3114
Views

North Star Joins Stillstrom in Efforts to Accelerate Offshore Charging

Stillstrom offshore charging
Stillstrom's concept is for offshore support vessels to recharge connected to buoy's drawing power from the wind farm (Stillstrom)

Published Aug 28, 2023 7:20 PM by The Maritime Executive

Stillstrom, a company spun out from Maersk to focus on developing charging points for hybrid offshore vessels, is forming a partnership with the UK-based North Star to accelerate the adoption of offshore charging and vessel electrification technology. The concept seeks to use power from offshore wind farms to charge electric or hybrid service vessels while they are on-site for maintenance and support operations at the offshore locations.

One of the challenges is using electric offshore support vessels powered by batteries or hybrid propulsion systems is the distances they need to travel to reach the locations. Win farms and other offshore installations are moving further offshore making it challenging for the vessel to have the range to make round trips from onshore charging ports. In addition, many of the vessels remain onsite at the offshore locations further increasing the need for power sources to make the transition from fossil fuel to renewable energy possible.

Stillstrom launched in 2022 is one of several companies working on developing the technology to provide offshore charging ports. The UK is also supporting several efforts to research and develop the technologies to support offshore charging. Stillstrom has proposed that the technology would not only be used for support vessels traveling to the wind farms but could also become a power source for “green parking” for vessels idling outside ports.

Under the new agreement, Stillstrom will work with North Star to accelerate the adoption of offshore charging. North Star will work with the company to integrate vessel operations with the charging units. 

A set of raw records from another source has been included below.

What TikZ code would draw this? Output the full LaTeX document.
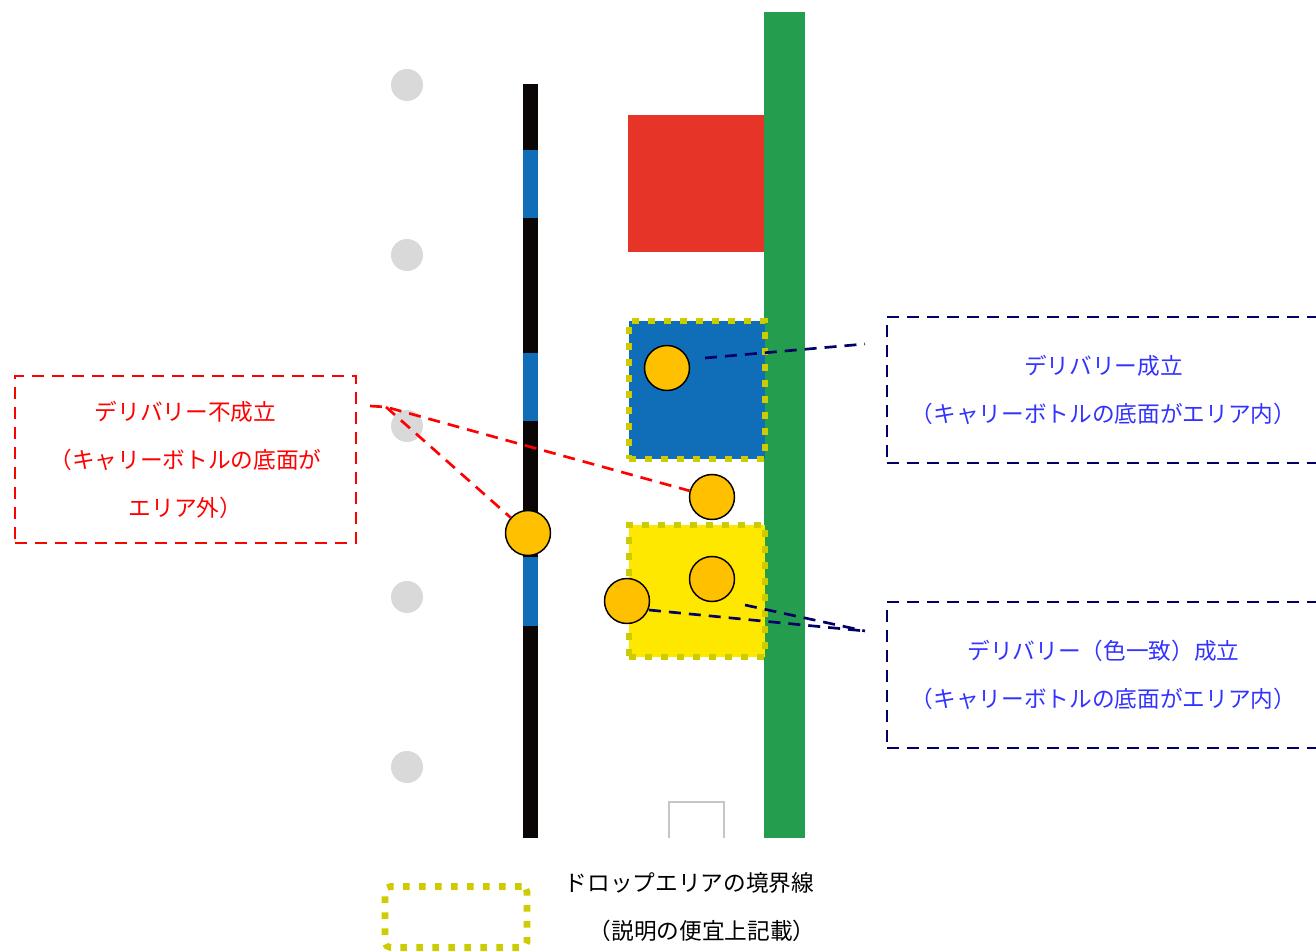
\documentclass[tikz,border=0pt]{standalone}
\usepackage{fontspec}
\setmainfont{Noto Sans CJK JP}
\definecolor{barblue}{RGB}{16,110,184}
\definecolor{bargreen}{RGB}{36,157,79}
\definecolor{boxred}{RGB}{230,52,40}
\definecolor{dotyellow}{RGB}{204,204,0}
\definecolor{fillyellow}{RGB}{255,232,0}
\definecolor{ballorange}{RGB}{255,192,0}
\definecolor{navyline}{RGB}{0,0,102}
\definecolor{txtblue}{RGB}{51,51,255}
\definecolor{dotgray}{RGB}{217,217,217}
\definecolor{barblack}{RGB}{10,6,6}
\begin{document}
\begin{tikzpicture}[x=0.75pt,y=-0.75pt,
  graydot/.style={circle,fill=dotgray,minimum size=24pt,inner sep=0pt},
  ball/.style={circle,fill=ballorange,draw=black,line width=1.1pt,minimum size=33.75pt,inner sep=0pt},
  droparea/.style={rectangle,draw=dotyellow,line width=4.9pt,dash pattern=on 4.9pt off 7.1pt,inner sep=0pt},
  reddash/.style={draw=red,line width=2pt,dash pattern=on 9pt off 6pt},
  navydash/.style={draw=navyline,line width=2pt,dash pattern=on 9pt off 6pt},
  jp/.style={font=\fontsize{17}{36}\selectfont,align=center},
  redbox/.style={rectangle,reddash,jp,text=red,minimum width=255.75pt,minimum height=125.25pt},
  bluebox/.style={rectangle,navydash,jp,text=txtblue,minimum width=324.75pt,minimum height=109.5pt}
]
\useasboundingbox (0,0) rectangle (1316,952);
\clip (0,0) rectangle (1316,952);
% gray dots
\foreach \yy/\nn in {85/g1,255/g2,426/g3,597/g4,767/g5}
  \node[graydot] (\nn) at (407,\yy) {};
% black/blue bar
\fill[barblack] (523,84) rectangle (538,838);
\fill[barblue] (523,150) rectangle (538,218);
\fill[barblue] (523,353) rectangle (538,421);
\fill[barblue] (523,557) rectangle (538,626);
% green bar
\fill[bargreen] (764,12) rectangle (805,838);
% red block
\fill[boxred] (628,115) rectangle (764,252);
% small gray outline
\draw[gray!45,line width=1.1pt] (669,838) -- (669,802) -- (724,802) -- (724,838);
% drop areas
\node[droparea,fill=barblue,minimum width=102pt,minimum height=103.5pt] (areaA) at (697,390) {};
\node[droparea,fill=fillyellow,minimum width=102pt,minimum height=99pt] (areaB) at (697,591) {};
% balls
\node[ball] (c1) at (667,368) {};
\node[ball] (c2) at (712,497) {};
\node[ball] (c3) at (712,579) {};
\node[ball] (c4) at (627,601) {};
\node[ball] (c5) at (528,533) {};
% text boxes
\node[redbox] (ng) at (185.5,459.5) {デリバリー不成立\\（キャリーボトルの底面が\\エリア外）};
\node[bluebox] (ok1) at (1103.5,390) {デリバリー成立\\（キャリーボトルの底面がエリア内）};
\node[bluebox] (ok2) at (1103.5,675) {デリバリー（色一致）成立\\（キャリーボトルの底面がエリア内）};
% connectors
\coordinate (r0) at (370,406);
\coordinate (r1) at (386,407);
\draw[reddash] (r0) -- (r1) -- (c2);
\draw[reddash] (r1) -- (c5);
\coordinate (n1s) at (705,358);
\coordinate (n1e) at (865,344);
\draw[navydash] (n1s) -- (n1e);
\coordinate (n2a) at (649,610);
\coordinate (n2b) at (745,605);
\coordinate (n2e) at (865,631);
\draw[navydash] (n2a) -- (n2e);
\draw[navydash] (n2b) -- (n2e);
% legend
\node[droparea,rounded corners=4pt,minimum width=106.5pt,minimum height=45.75pt] (legbox) at (456,917) {};
\node[jp,anchor=west] (leg1) at (560,883) {ドロップエリアの境界線};
\node[jp] (leg2) at (702,931) {（説明の便宜上記載）};
\end{tikzpicture}
\end{document}
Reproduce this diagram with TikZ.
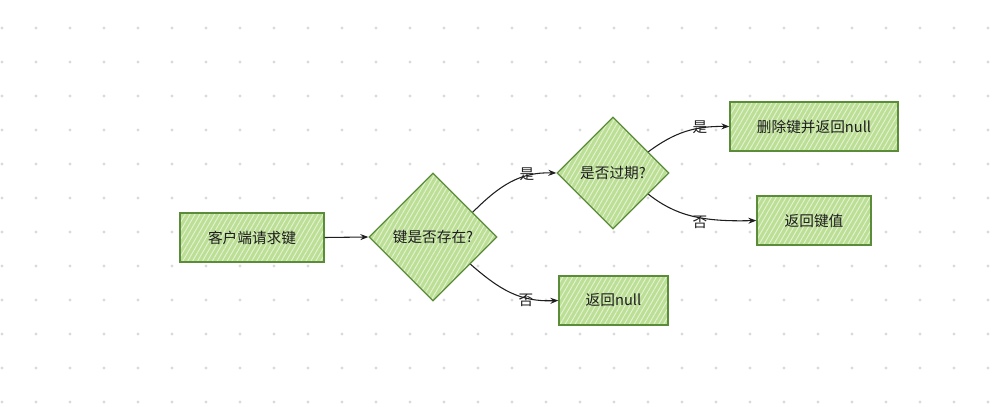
\documentclass[tikz,border=0pt]{standalone}
\usepackage{fontspec}
\newfontfamily\cjk{Noto Sans CJK SC}
\usetikzlibrary{shapes.geometric,patterns.meta,arrows.meta}
\definecolor{dotc}{HTML}{DADADA}
\definecolor{gfill}{HTML}{BCDF96}
\definecolor{gline}{HTML}{E4F2D4}
\definecolor{gdraw}{HTML}{5A8C3A}
\definecolor{ink}{HTML}{1E1E1E}
\tikzset{
  shapefill/.style={preaction={fill=gfill},
    pattern={Lines[angle=60,distance=3.2pt,line width=0.7pt]}, pattern color=gline,
    draw=gdraw, line width=1pt},
  stepbox/.style={shapefill, rectangle, minimum height=36.75pt, inner sep=0pt,
    font=\cjk\fontsize{11}{13}\selectfont, text=ink},
  dia/.style={shapefill, diamond, inner sep=0pt,
    font=\cjk\fontsize{11}{13}\selectfont, text=ink},
  conn/.style={draw=ink, line width=0.8pt, -{Stealth[length=6pt,width=4.5pt,inset=2pt]}},
  lab/.style={font=\cjk\fontsize{11}{13}\selectfont, text=ink, inner sep=0pt}
}
\begin{document}
\begin{tikzpicture}[x=0.75pt,y=-0.75pt]
\path[use as bounding box, fill=white] (0,0) rectangle (1000,407);
\foreach \i in {0,...,29}{
  \foreach \j in {0,...,11}{
    \fill[dotc] ({2+34*\i},{28+34*\j}) circle (1.2pt);
  }
}
\node[stepbox, minimum width=108pt] (b1) at (252,237.5) {客户端请求键};
\node[dia, minimum width=96pt, minimum height=96pt] (d1) at (433,237) {键是否存在?};
\node[dia, minimum width=84pt, minimum height=84pt] (d2) at (613,173) {是否过期?};
\node[stepbox, minimum width=126pt] (b2) at (814,126.5) {删除键并返回null};
\node[stepbox, minimum width=85.5pt] (b3) at (814,220.5) {返回键值};
\node[stepbox, minimum width=81.75pt] (b4) at (613.5,300.5) {返回null};
\draw[conn] (b1.east) -- (d1.west);
\draw[conn] (d1.32) .. controls (500,185) and (520,172) .. (d2.west);
\draw[conn] (d1.-36) .. controls (500,290) and (520,302) .. (b4.west);
\draw[conn] (d2.31) .. controls (675,132) and (695,126) .. (b2.west);
\draw[conn] (d2.-31) .. controls (675,215) and (700,222) .. (b3.west);
\node[lab] (l1) at (527,174) {是};
\node[lab] (l2) at (526,300) {否};
\node[lab] (l3) at (700,127) {是};
\node[lab] (l4) at (700,222) {否};
\end{tikzpicture}
\end{document}
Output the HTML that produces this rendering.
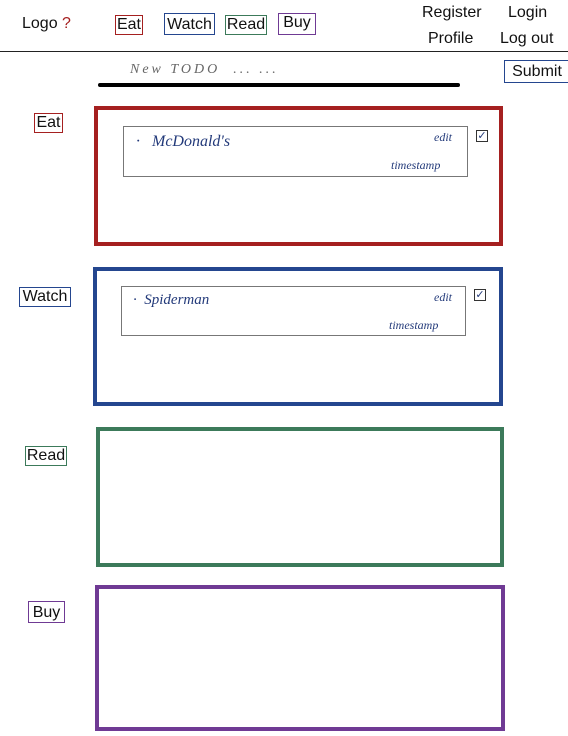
<!DOCTYPE html>
<html><head><meta charset="utf-8"><style>
body{margin:0;width:568px;height:736px;background:#fff;position:relative;overflow:hidden;font-family:"Liberation Sans",sans-serif;color:#111}
.a{position:absolute}
.t{font-size:16px;line-height:18px}
.lb{position:absolute;box-sizing:border-box;border:1.3px solid;font-size:16px;line-height:17px;text-align:center}
.big{position:absolute;box-sizing:border-box;border:4px solid}
.in{position:absolute;box-sizing:border-box;border:1.3px solid #777}
.hw{position:absolute;font-family:"Liberation Serif",serif;font-style:italic;color:#233a7a}
.cb{position:absolute;width:10px;height:10px;border:1.2px solid #333;font-size:11px;line-height:10px;text-align:center;color:#233a7a}
</style></head><body>
<div class="a t" style="left:22px;top:15px">Logo <span style="color:#a52020">?</span></div>
<div class="lb" style="left:115px;top:15px;width:28px;height:20px;border-color:#a52020">Eat</div>
<div class="lb" style="left:164px;top:13px;width:51px;height:22px;border-color:#24468f;padding-top:2px">Watch</div>
<div class="lb" style="left:225px;top:15px;width:42px;height:20px;border-color:#3c7a5a">Read</div>
<div class="lb" style="left:278px;top:13px;width:38px;height:22px;border-color:#6f3a94">Buy</div>
<div class="a t" style="left:422px;top:4px">Register</div>
<div class="a t" style="left:508px;top:4px">Login</div>
<div class="a t" style="left:428px;top:30px">Profile</div>
<div class="a t" style="left:500px;top:30px">Log out</div>
<div class="a" style="left:0;top:51px;width:568px;height:1px;background:#222"></div>
<div class="a" style="left:130px;top:62px;font-family:'Liberation Serif',serif;font-style:italic;font-size:14px;color:#666;letter-spacing:3px">New TODO &nbsp;... ...</div>
<div class="a" style="left:98px;top:83px;width:362px;height:4px;background:#000;border-radius:2px"></div>
<div class="lb" style="left:504px;top:60px;width:66px;height:23px;border-color:#24468f;padding-top:2px">Submit</div>

<div class="lb" style="left:34px;top:113px;width:29px;height:20px;border-color:#a52020">Eat</div>
<div class="big" style="left:94px;top:106px;width:409px;height:140px;border-color:#a52020"></div>
<div class="in" style="left:123px;top:126px;width:345px;height:51px"></div>
<div class="hw" style="left:136px;top:133px;font-size:16px">·&nbsp;&nbsp; McDonald's</div>
<div class="hw" style="left:434px;top:130px;font-size:12px">edit</div>
<div class="hw" style="left:391px;top:158px;font-size:12px">timestamp</div>
<div class="cb" style="left:476px;top:130px">✓</div>

<div class="lb" style="left:19px;top:287px;width:52px;height:20px;border-color:#24468f">Watch</div>
<div class="big" style="left:93px;top:267px;width:410px;height:139px;border-color:#24468f"></div>
<div class="in" style="left:121px;top:286px;width:345px;height:50px"></div>
<div class="hw" style="left:133px;top:292px;font-size:15px">·&nbsp; Spiderman</div>
<div class="hw" style="left:434px;top:290px;font-size:12px">edit</div>
<div class="hw" style="left:389px;top:318px;font-size:12px">timestamp</div>
<div class="cb" style="left:474px;top:289px">✓</div>

<div class="lb" style="left:25px;top:446px;width:42px;height:20px;border-color:#3c7a5a">Read</div>
<div class="big" style="left:96px;top:427px;width:408px;height:140px;border-color:#3c7a5a"></div>

<div class="lb" style="left:28px;top:601px;width:37px;height:22px;border-color:#6f3a94;padding-top:2px">Buy</div>
<div class="big" style="left:95px;top:585px;width:410px;height:146px;border-color:#6f3a94"></div>
</body></html>
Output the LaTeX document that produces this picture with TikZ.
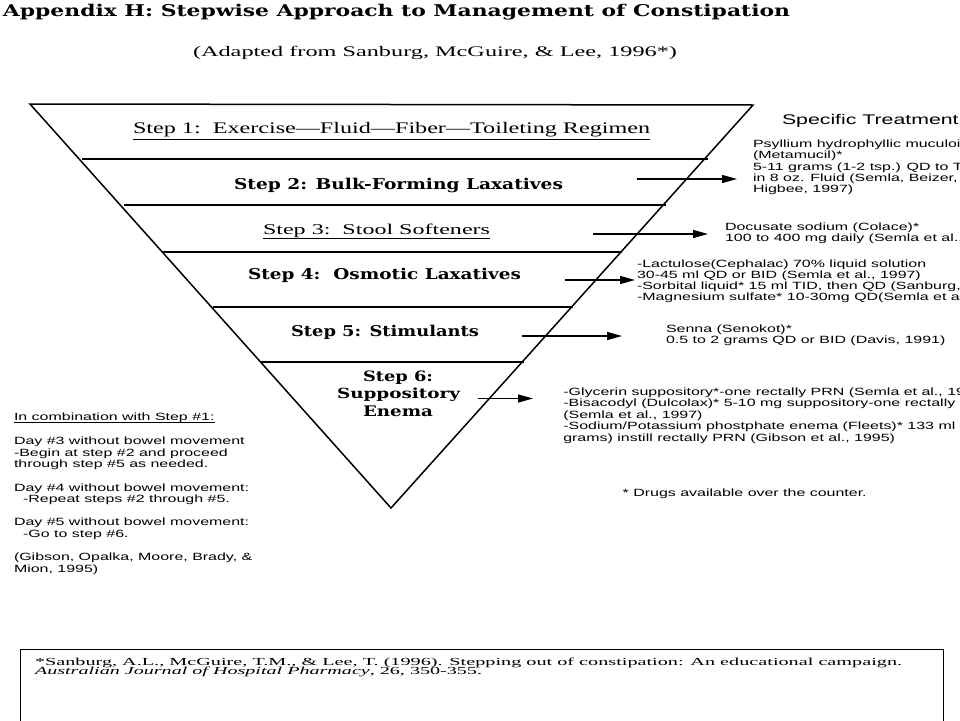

Stillstrom previously reported that it was working with Ørsted to test a prototype buoy that would act as both a safe mooring point and a charging station for vessels. They had announced plans to test the technology this year with Ørsted responsible for the buoy’s integration with the electrical grid at an offshore wind farm. The plan called for testing the connection with overnight power to one of Ørsted’s service vessels. 

With the Port of Aberdeen in the UK, Stillstrom was also conducting a joint feasibility study. They were planning to develop a roadmap for the potential introduction of offshore charging infrastructure at the port.

The UK's Offshore Renewable Energy Catapult (ORE Catapult) incubator selected a series of projects providing support to develop technologies for offshore charging. Both the UK and Norway have followed up with additional grants as they look to open the market which is part of the broader effort to reduce emissions in and around European ports.